How does that saying go?
There’s a first time for everything.
I had never once watched the Eels beat the Storm live From The Stands.
I have been to Melbourne three times and watched my team score 0 points all three times – and even worse, those matches saw the Storm score 30 points and then twice notch a total in excess of 50 points.
I have watched us lose finals, grand finals and grudge matches consistently to the Storm.
To finally be in attendance, cheering From The Stands, as the Eels triumphed over Melbourne was absolutely brilliant.
Make no mistake, Parra left some points on the ground, but unlike previous weeks, they created opportunities. As an icing on the cake, the Eels communication in defence and line speed was much better. It was not only a step forward, it was a victory over the Storm. That’s a good night in my books.
I get conflicted when I watch the Storm play.
The obvious purpose of any coach is to prepare your team to win. Watching from the stands, Melbourne are brilliantly drilled and they consistently win. I would normally acknowledge that and applaud it.
But it’s hard to like them or applaud their results. To hear Bellamy complain after the game and his puppet journalists stage questions to create a headline and put pressure on referees should we meet the Storm again was laughable.
Bellamy has zero right to question any coach or opposition team when it comes to tactics employed to get a victory. His team, the team he has coached brilliantly to become the most consistent team of the last two decades, have achieved that in large part because they introduced, mastered and continue to manipulate the wrestle.
Consider the following blights on the game all introduced by the Storm:
* the grapple
* the chicken wing
* the crusher
* the cannon ball
* the rolling pin
* the head pressure points (ie Mr Smith’ ear lock)
They may not like it being pointed out, but just because it is an inconvenient truth does not make it untrue.
Success meant that other clubs followed suit. It was their way of competing with the Storm, and when such tactics caught on, the NRL had no choice but to act.
These tactics slow the play the ball, allowING the defence to set and make it hard to score.
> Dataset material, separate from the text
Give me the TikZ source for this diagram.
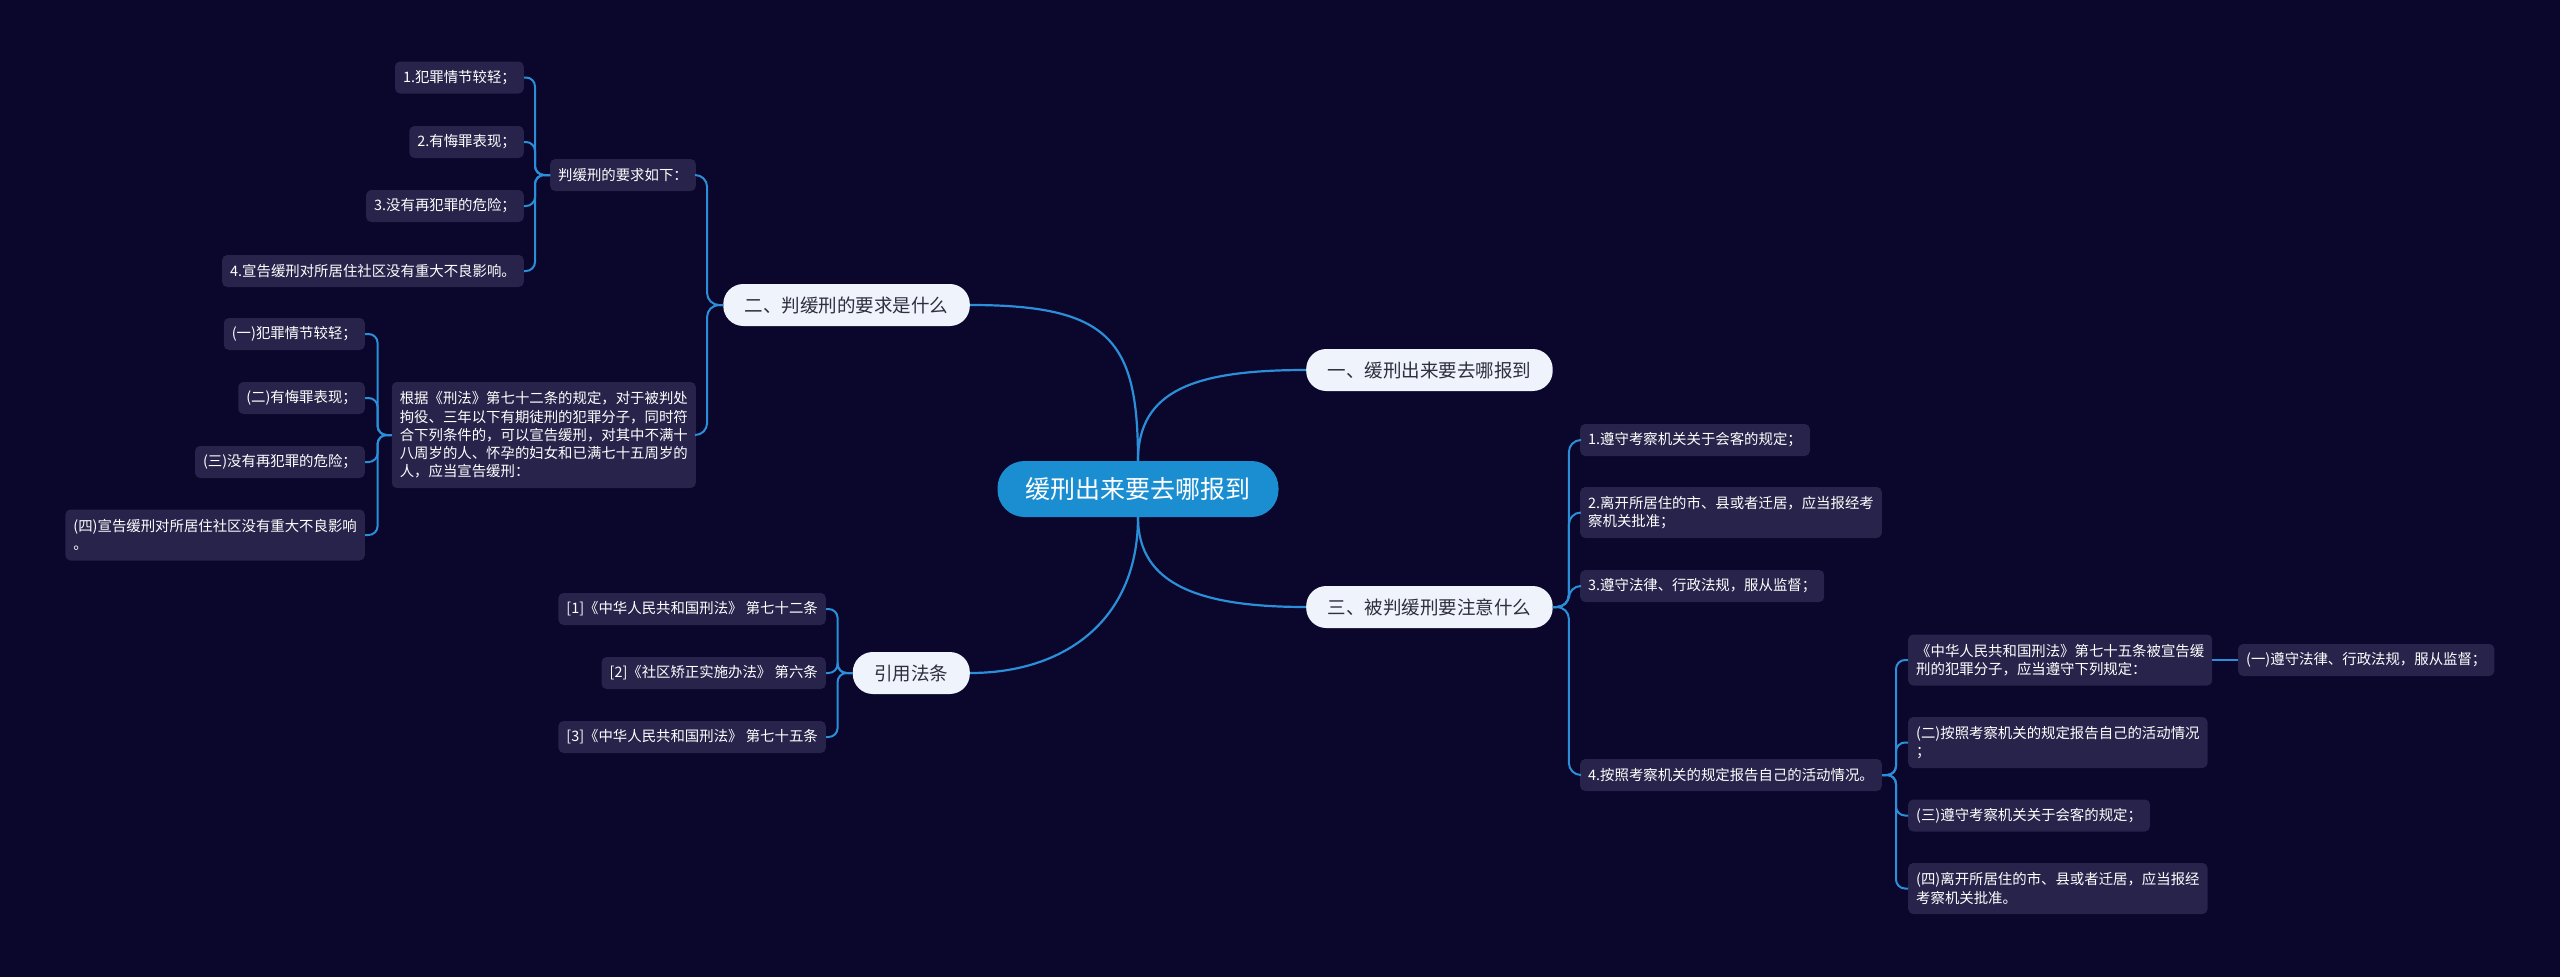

I like my team to play tough and I hate players staying down. However I hope every team stays down whenever the Storm employ these dirty and deliberate actions. It is the only way to get it out of the game. The referees will do nothing about it unless it is highlighted.
You cannot say that the Storm are brilliantly coached and drilled and then turn around and say these tackles are pure coincidence. The end result of not calling these tackles out will be certain victory for the Storm, as they will dominate the ruck and control the speed of the game.
So instead of complaining, maybe Mr Bellamy should stop his players from ‘wrestling’ their way to victory. He can avoid any dramas by eliminating the crusher, grapple, cannon ball or the chicken wing from his team’s repertoire.
Bellamy’s hypocrisy in criticising any other coach is undeniable. He has mastered the art of manipulating the rules to achieve victory. People in glass houses, Mr Bellamy, people in glass houses.
Back to Thursday’s game, I thought Parra played with much more energy and desire. There were some poor handling errors but they were made when trying to set up or finish attacking plays.
The ball shifts were quicker and Parra did not stand as deep in attack. Mistakes were made, and the timing needs some work, but precision and execution will come as BA shifts his emphasis back onto the attack in the run home. The Eels signalled that shift as they were less predictable against the Storm.
I thought both Lane and Matterson defended really well. They made good choices as to when to slide or come up quickly. This made it much easier for those outside them, particularly Moses and Blake, to make decisions and stick the tackles.
Likewise, Moses and Dylan Brown defended really well. The Storm ran Nelson and Tino at them on the line and both stood up and either made the tackle or slowed them to allow Lane and/or Matterson time to slide and help them out.
I also want to congratulate Sivo. He attacked the bombs kicked to him and ran much harder with the ball. He deserved the criticism he got over the last few weeks, but it is always good to see players bounce back.
Finally I want to single out two players – Nathan Brown and Clint Gutherson.
These blokes are the heart and soul of this team. They lead the team’s energy, they perform consistently and they have an intense desire to win.
This team does not function without Brown or Gutho. With all due respect, they may not be the ‘ best’ player in the competition in their respective positions, but what they bring to our team cannot be quantified and I would not trade them with anyone.
They are skilful, talented individuals who are natural leaders. They lead through actions. Brown secures the Eels middle defence, and takes the tough runs. Gutherson cleans up kicks, directs our defensive structures and is the link between the middles and the outside backs.
When Eels supporters acknowledge the improvement in the Eels defence, they should be directing plenty of gratitude towards these two men for the roles that they play.
Parra supporters in the stands were certainly applauding Gutho and Brown for their brilliant efforts in helping to keep the Storm scoreless on Thursday night.